[START OF Collected material]

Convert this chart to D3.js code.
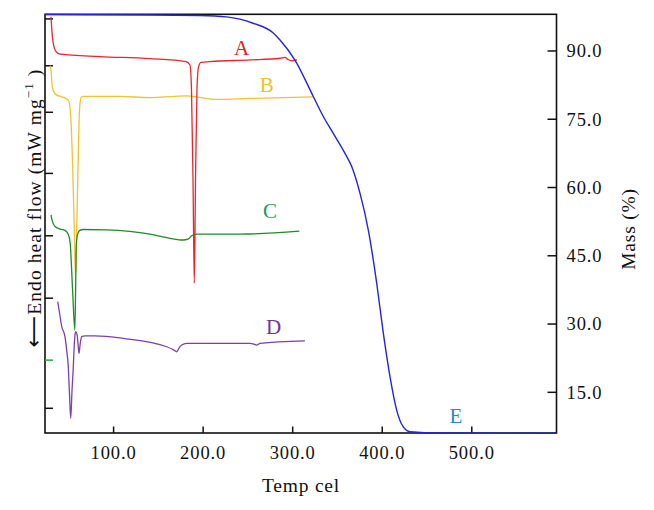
<!DOCTYPE html>
<html><head><meta charset="utf-8">
<script src="https://cdn.jsdelivr.net/npm/d3@7/dist/d3.min.js"></script>
<style>
html,body{margin:0;padding:0;background:#fff;}
svg{display:block;font-family:"Liberation Serif","Times New Roman",serif;}
</style></head>
<body>
<svg id="chart" width="654" height="510"></svg>
<script>
// ---- data (temperature °C, heat flow in arbitrary units, mass %) ----
const tempTicks = [100, 200, 300, 400, 500];
const massTicks = [15, 30, 45, 60, 75, 90];
const heatTicks = [98.9, 87.7, 76.6, 62.0, 47.1, 32.2, 17.4, 5.9];
const heatTickGreen = 17.4;

const curveA_T = [30.1,31.2,32.9,35.7,40.2,84.8,140.6,180.8,185.3,187.0,188.7,190.1,191.5,193.1,194.8,197.6,207.6,252.3,285.8,291.4,294.7,299.2,304.8];
const curveA_V = [99.4,95.8,92.7,91.1,90.5,89.9,89.4,88.7,87.9,81.9,60.4,35.8,60.4,81.9,87.4,88.5,88.7,89.1,89.5,89.7,89.2,88.9,89.1];

const curveB_T = [29.0,30.1,31.5,33.4,36.5,42.0,49.4,51.4,54.3,56.1,57.4,58.8,60.3,61.9,63.6,65.8,107.1,140.6,168.6,181.6,192.8,211.0,252.3,322.7];
const curveB_V = [87.7,86.7,82.7,81.4,80.7,80.3,79.5,77.6,63.6,48.5,37.3,48.5,63.6,77.1,80.0,80.4,80.4,80.1,80.4,80.5,80.3,79.7,79.9,80.3];

const curveC_T = [30.1,31.2,34.6,40.2,45.7,49.2,51.4,54.2,56.7,57.6,58.4,59.8,62.3,66.0,92.3,140.6,163.0,177.8,183.1,187.2,192.8,241.1,307.4];
const curveC_V = [52.1,50.9,49.3,48.7,48.4,47.5,45.6,34.2,24.6,34.2,44.9,47.5,48.4,48.6,48.5,47.5,46.5,46.1,46.3,47.1,47.5,47.5,48.2];

const curveD_T = [37.6,39.1,42.1,45.7,47.6,49.4,50.8,52.1,53.6,55.0,55.8,56.9,57.7,59.1,60.2,61.4,62.8,64.4,68.1,79.2,110.8,159.3,167.4,170.5,173.0,176.0,181.6,252.3,255.7,259.8,263.5,313.7];
const curveD_V = [31.4,29.4,25.4,23.0,19.8,15.8,9.1,3.5,10.3,15.8,19.8,23.4,24.2,23.6,21.5,19.0,21.5,23.0,23.2,23.2,22.6,20.6,19.8,19.4,20.3,21.0,21.4,21.4,21.3,21.0,21.4,22.0];

const massT = [23.4,140.6,196.5,226.3,255.7,278.0,285.8,302.5,323.0,334.2,345.3,358.4,365.9,375.2,384.4,393.8,401.2,408.7,416.1,423.5,431.0,464.5,594.6];
const massV = [98.0,97.9,97.8,97.5,96.1,94.0,92.4,88.0,80.0,75.6,71.9,67.5,64.6,58.7,50.7,39.0,28.0,18.4,11.1,7.4,6.35,6.06,6.0];

const seriesLabels = ["A","B","C","D","E"];
const labelPos = [[242.8,90.3],[271.0,81.5],[274.6,51.3],[278.8,23.6],[482.4,8.3]]; // [temp, heat units (A–D) / mass % (E)]

// ---- layout ----
const svg = d3.select("#chart");
const L = 45, R = 556.5, T = 14.3, B = 433;
const x = d3.scaleLinear().domain([23.4, 594.6]).range([L, R]);
const yHeat = d3.scaleLinear().domain([0, 100]).range([B, T]);
const yMass = d3.scaleLinear().domain([6.06, 98.06]).range([B, T]);

const colors = {A:"#e8262c", B:"#f2c230", C:"#1f8a2a", D:"#7b3fae", E:"#2424dc"};
const labelColors = {A:"#e41f26", B:"#ecc12a", C:"#1f9a5a", D:"#6e34a0", E:"#2a86cc"};

// frame
svg.append("rect").attr("x", L).attr("y", T).attr("width", R - L).attr("height", B - T)
  .attr("fill", "none").attr("stroke", "#111").attr("stroke-width", 1.6);

// bottom axis ticks (inward)
const gx = svg.append("g");
gx.selectAll("line").data(tempTicks).enter().append("line")
  .attr("x1", d => x(d)).attr("x2", d => x(d)).attr("y1", B).attr("y2", B - 6.5)
  .attr("stroke", "#111").attr("stroke-width", 1.5);
gx.selectAll("text").data(tempTicks).enter().append("text")
  .attr("x", d => x(d)).attr("y", 458.5).attr("text-anchor", "middle")
  .attr("font-size", 18.5).attr("letter-spacing", 0.9).attr("fill", "#111")
  .text(d => d.toFixed(1));

// right axis
const gr = svg.append("g");
gr.selectAll("line").data(massTicks).enter().append("line")
  .attr("x1", R).attr("x2", R - 9).attr("y1", d => yMass(d)).attr("y2", d => yMass(d))
  .attr("stroke", "#111").attr("stroke-width", 1.5);
gr.selectAll("text").data(massTicks).enter().append("text")
  .attr("x", 566.5).attr("y", d => yMass(d) + 6.3)
  .attr("font-size", 18.5).attr("letter-spacing", 0.9).attr("fill", "#111")
  .text(d => d.toFixed(1));

// left axis ticks (no labels)
const gl = svg.append("g");
gl.selectAll("line").data(heatTicks).enter().append("line")
  .attr("x1", L).attr("x2", L + 8).attr("y1", d => yHeat(d)).attr("y2", d => yHeat(d))
  .attr("stroke", d => d === heatTickGreen ? "#22aa33" : "#111").attr("stroke-width", 1.5);

// axis titles
svg.append("text").attr("x", 301).attr("y", 491.5).attr("text-anchor", "middle")
  .attr("font-size", 19.5).attr("letter-spacing", 0.8).attr("fill", "#111").text("Temp cel");

svg.append("text").attr("transform", "translate(635,229) rotate(-90)")
  .attr("text-anchor", "middle").attr("font-size", 19.5).attr("letter-spacing", 0.8)
  .attr("fill", "#111").text("Mass (%)");

const ylab = svg.append("text").attr("transform", "translate(41,208) rotate(-90)")
  .attr("text-anchor", "middle").attr("font-size", 19.5).attr("letter-spacing", 1.1).attr("fill", "#111");
ylab.append("tspan").attr("font-family", "DejaVu Sans").attr("font-size", 22).text("\u27F5");
ylab.append("tspan").text("Endo heat flow (mW mg");
ylab.append("tspan").attr("font-size", 13).attr("dy", -8).text("\u22121");
ylab.append("tspan").attr("dy", 8).text(" )");

// curves
const lineHeat = d3.line().x(d => x(d[0])).y(d => yHeat(d[1])).curve(d3.curveMonotoneX);
const lineMass = d3.line().x(d => x(d[0])).y(d => yMass(d[1])).curve(d3.curveMonotoneX);
const zip = (a, b) => a.map((v, i) => [v, b[i]]);

const heatSeries = [
  ["B", zip(curveB_T, curveB_V)],
  ["C", zip(curveC_T, curveC_V)],
  ["D", zip(curveD_T, curveD_V)],
  ["A", zip(curveA_T, curveA_V)]
];
svg.append("g").selectAll("path").data(heatSeries).enter().append("path")
  .attr("d", d => lineHeat(d[1])).attr("fill", "none")
  .attr("stroke", d => colors[d[0]]).attr("stroke-width", 1.3);

svg.append("path").attr("d", lineMass(zip(massT, massV))).attr("fill", "none")
  .attr("stroke", colors.E).attr("stroke-width", 1.4);

// series labels
svg.append("g").selectAll("text").data(seriesLabels).enter().append("text")
  .attr("x", (d, i) => x(labelPos[i][0]))
  .attr("y", (d, i) => d === "E" ? yMass(labelPos[i][1]) : yHeat(labelPos[i][1]))
  .attr("text-anchor", "middle").attr("font-size", 21).attr("fill", d => labelColors[d])
  .text(d => d);
</script>
</body></html>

[END OF Collected material]

#### Exercise prompt:
Images in the data above are to be skipped. Retype all other material exactly.

#### Output for this exercise:
Convert this chart to D3.js code.
<!DOCTYPE html>
<html><head><meta charset="utf-8">
<script src="https://cdn.jsdelivr.net/npm/d3@7/dist/d3.min.js"></script>
<style>
html,body{margin:0;padding:0;background:#fff;}
svg{display:block;font-family:"Liberation Serif","Times New Roman",serif;}
</style></head>
<body>
<svg id="chart" width="654" height="510"></svg>
<script>
// ---- data (temperature °C, heat flow in arbitrary units, mass %) ----
const tempTicks = [100, 200, 300, 400, 500];
const massTicks = [15, 30, 45, 60, 75, 90];
const heatTicks = [98.9, 87.7, 76.6, 62.0, 47.1, 32.2, 17.4, 5.9];
const heatTickGreen = 17.4;

const curveA_T = [30.1,31.2,32.9,35.7,40.2,84.8,140.6,180.8,185.3,187.0,188.7,190.1,191.5,193.1,194.8,197.6,207.6,252.3,285.8,291.4,294.7,299.2,304.8];
const curveA_V = [99.4,95.8,92.7,91.1,90.5,89.9,89.4,88.7,87.9,81.9,60.4,35.8,60.4,81.9,87.4,88.5,88.7,89.1,89.5,89.7,89.2,88.9,89.1];

const curveB_T = [29.0,30.1,31.5,33.4,36.5,42.0,49.4,51.4,54.3,56.1,57.4,58.8,60.3,61.9,63.6,65.8,107.1,140.6,168.6,181.6,192.8,211.0,252.3,322.7];
const curveB_V = [87.7,86.7,82.7,81.4,80.7,80.3,79.5,77.6,63.6,48.5,37.3,48.5,63.6,77.1,80.0,80.4,80.4,80.1,80.4,80.5,80.3,79.7,79.9,80.3];

const curveC_T = [30.1,31.2,34.6,40.2,45.7,49.2,51.4,54.2,56.7,57.6,58.4,59.8,62.3,66.0,92.3,140.6,163.0,177.8,183.1,187.2,192.8,241.1,307.4];
const curveC_V = [52.1,50.9,49.3,48.7,48.4,47.5,45.6,34.2,24.6,34.2,44.9,47.5,48.4,48.6,48.5,47.5,46.5,46.1,46.3,47.1,47.5,47.5,48.2];

const curveD_T = [37.6,39.1,42.1,45.7,47.6,49.4,50.8,52.1,53.6,55.0,55.8,56.9,57.7,59.1,60.2,61.4,62.8,64.4,68.1,79.2,110.8,159.3,167.4,170.5,173.0,176.0,181.6,252.3,255.7,259.8,263.5,313.7];
const curveD_V = [31.4,29.4,25.4,23.0,19.8,15.8,9.1,3.5,10.3,15.8,19.8,23.4,24.2,23.6,21.5,19.0,21.5,23.0,23.2,23.2,22.6,20.6,19.8,19.4,20.3,21.0,21.4,21.4,21.3,21.0,21.4,22.0];

const massT = [23.4,140.6,196.5,226.3,255.7,278.0,285.8,302.5,323.0,334.2,345.3,358.4,365.9,375.2,384.4,393.8,401.2,408.7,416.1,423.5,431.0,464.5,594.6];
const massV = [98.0,97.9,97.8,97.5,96.1,94.0,92.4,88.0,80.0,75.6,71.9,67.5,64.6,58.7,50.7,39.0,28.0,18.4,11.1,7.4,6.35,6.06,6.0];

const seriesLabels = ["A","B","C","D","E"];
const labelPos = [[242.8,90.3],[271.0,81.5],[274.6,51.3],[278.8,23.6],[482.4,8.3]]; // [temp, heat units (A–D) / mass % (E)]

// ---- layout ----
const svg = d3.select("#chart");
const L = 45, R = 556.5, T = 14.3, B = 433;
const x = d3.scaleLinear().domain([23.4, 594.6]).range([L, R]);
const yHeat = d3.scaleLinear().domain([0, 100]).range([B, T]);
const yMass = d3.scaleLinear().domain([6.06, 98.06]).range([B, T]);

const colors = {A:"#e8262c", B:"#f2c230", C:"#1f8a2a", D:"#7b3fae", E:"#2424dc"};
const labelColors = {A:"#e41f26", B:"#ecc12a", C:"#1f9a5a", D:"#6e34a0", E:"#2a86cc"};

// frame
svg.append("rect").attr("x", L).attr("y", T).attr("width", R - L).attr("height", B - T)
  .attr("fill", "none").attr("stroke", "#111").attr("stroke-width", 1.6);

// bottom axis ticks (inward)
const gx = svg.append("g");
gx.selectAll("line").data(tempTicks).enter().append("line")
  .attr("x1", d => x(d)).attr("x2", d => x(d)).attr("y1", B).attr("y2", B - 6.5)
  .attr("stroke", "#111").attr("stroke-width", 1.5);
gx.selectAll("text").data(tempTicks).enter().append("text")
  .attr("x", d => x(d)).attr("y", 458.5).attr("text-anchor", "middle")
  .attr("font-size", 18.5).attr("letter-spacing", 0.9).attr("fill", "#111")
  .text(d => d.toFixed(1));

// right axis
const gr = svg.append("g");
gr.selectAll("line").data(massTicks).enter().append("line")
  .attr("x1", R).attr("x2", R - 9).attr("y1", d => yMass(d)).attr("y2", d => yMass(d))
  .attr("stroke", "#111").attr("stroke-width", 1.5);
gr.selectAll("text").data(massTicks).enter().append("text")
  .attr("x", 566.5).attr("y", d => yMass(d) + 6.3)
  .attr("font-size", 18.5).attr("letter-spacing", 0.9).attr("fill", "#111")
  .text(d => d.toFixed(1));

// left axis ticks (no labels)
const gl = svg.append("g");
gl.selectAll("line").data(heatTicks).enter().append("line")
  .attr("x1", L).attr("x2", L + 8).attr("y1", d => yHeat(d)).attr("y2", d => yHeat(d))
  .attr("stroke", d => d === heatTickGreen ? "#22aa33" : "#111").attr("stroke-width", 1.5);

// axis titles
svg.append("text").attr("x", 301).attr("y", 491.5).attr("text-anchor", "middle")
  .attr("font-size", 19.5).attr("letter-spacing", 0.8).attr("fill", "#111").text("Temp cel");

svg.append("text").attr("transform", "translate(635,229) rotate(-90)")
  .attr("text-anchor", "middle").attr("font-size", 19.5).attr("letter-spacing", 0.8)
  .attr("fill", "#111").text("Mass (%)");

const ylab = svg.append("text").attr("transform", "translate(41,208) rotate(-90)")
  .attr("text-anchor", "middle").attr("font-size", 19.5).attr("letter-spacing", 1.1).attr("fill", "#111");
ylab.append("tspan").attr("font-family", "DejaVu Sans").attr("font-size", 22).text("\u27F5");
ylab.append("tspan").text("Endo heat flow (mW mg");
ylab.append("tspan").attr("font-size", 13).attr("dy", -8).text("\u22121");
ylab.append("tspan").attr("dy", 8).text(" )");

// curves
const lineHeat = d3.line().x(d => x(d[0])).y(d => yHeat(d[1])).curve(d3.curveMonotoneX);
const lineMass = d3.line().x(d => x(d[0])).y(d => yMass(d[1])).curve(d3.curveMonotoneX);
const zip = (a, b) => a.map((v, i) => [v, b[i]]);

const heatSeries = [
  ["B", zip(curveB_T, curveB_V)],
  ["C", zip(curveC_T, curveC_V)],
  ["D", zip(curveD_T, curveD_V)],
  ["A", zip(curveA_T, curveA_V)]
];
svg.append("g").selectAll("path").data(heatSeries).enter().append("path")
  .attr("d", d => lineHeat(d[1])).attr("fill", "none")
  .attr("stroke", d => colors[d[0]]).attr("stroke-width", 1.3);

svg.append("path").attr("d", lineMass(zip(massT, massV))).attr("fill", "none")
  .attr("stroke", colors.E).attr("stroke-width", 1.4);

// series labels
svg.append("g").selectAll("text").data(seriesLabels).enter().append("text")
  .attr("x", (d, i) => x(labelPos[i][0]))
  .attr("y", (d, i) => d === "E" ? yMass(labelPos[i][1]) : yHeat(labelPos[i][1]))
  .attr("text-anchor", "middle").attr("font-size", 21).attr("fill", d => labelColors[d])
  .text(d => d);
</script>
</body></html>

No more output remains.